One participant who has enjoyed the past four years of Night to Shine is 23-year-old Leah Abell, who has cerebral palsy.

She said she loves going to the event every year because it’s very easy to interact with people, and it’s very accessible to the wheelchairs in the convention center. But with the event going virtual next year, Leah Abell said she will miss interacting with the volunteer buddies the most.

Her father, Ronnie Abell, said while the virtual event isn’t ideal, the family is still very thankful that the church will still be hosting it.

“She’s going to do everything that she would do if we were going in person. We’re going to dress up and the whole nine yards,” he said.

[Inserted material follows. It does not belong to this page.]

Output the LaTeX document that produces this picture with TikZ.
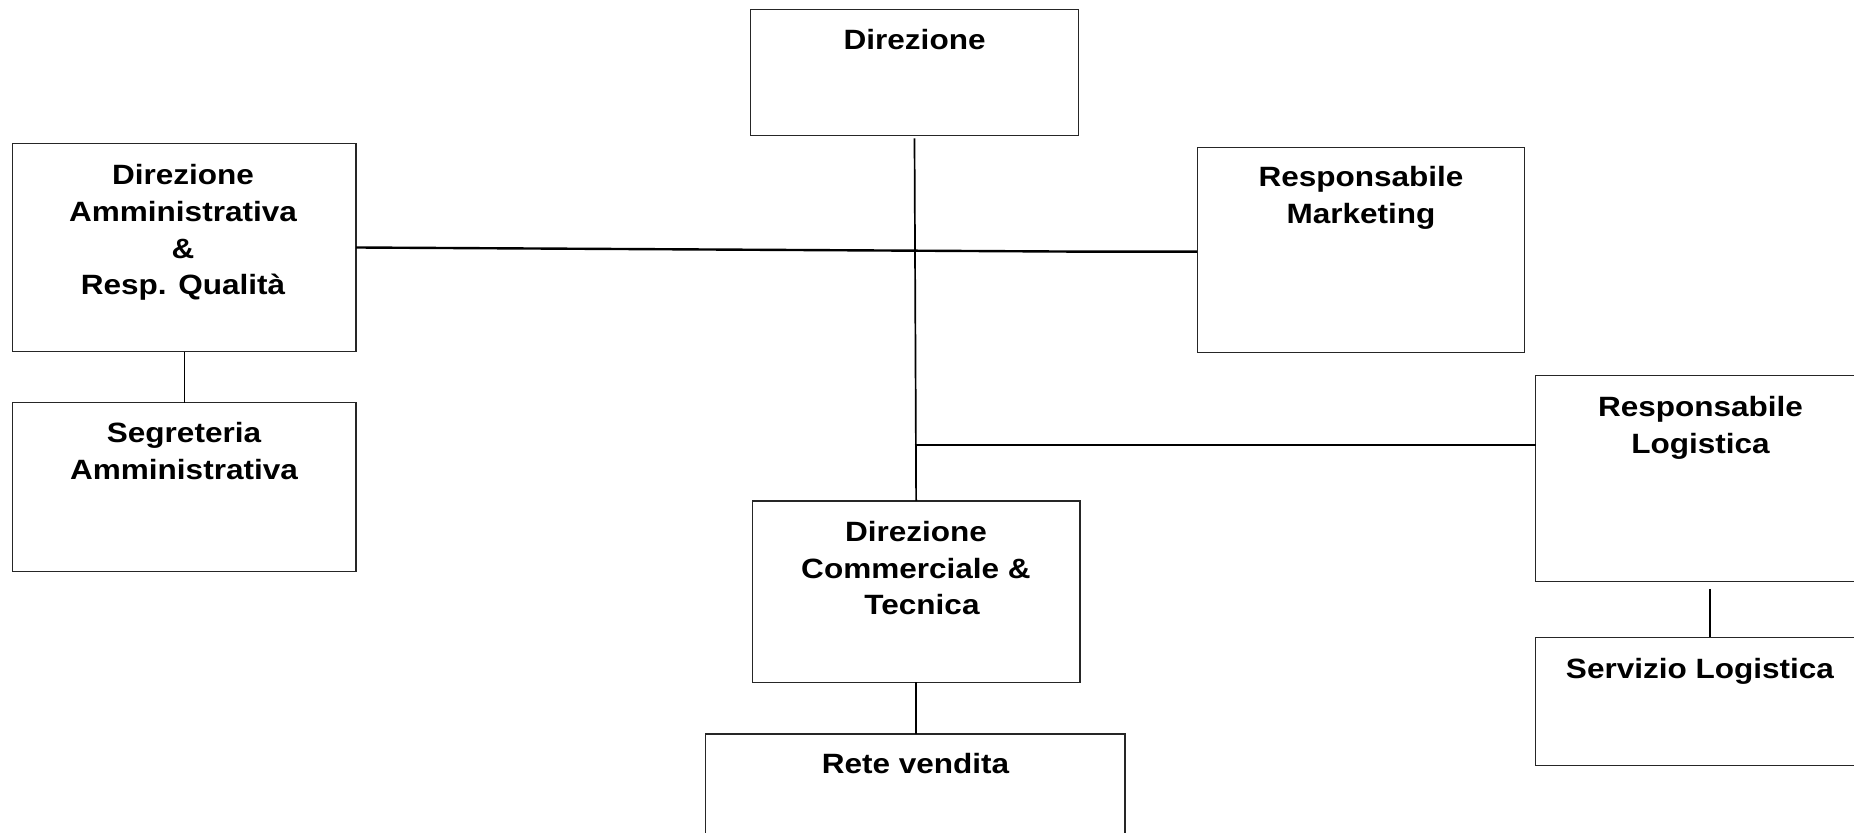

During that time, Ronnie Abell said the family’s going to try to do some of what Leah would normally do at the convention center, but they won’t be able to match it all because of how unique the church has set it up in past events.

But whether Night to Shine is in person or virtual, it’s one night of fun and festivities for the special needs community to celebrate who they are.

“It’s easy for the world to just pass by and not recognize people with special needs. I think that happens a lot,” Ronnie Abell said. “This is their night. That’s why they named it Night to Shine. It’s their night to have fun, and it’s all about them.”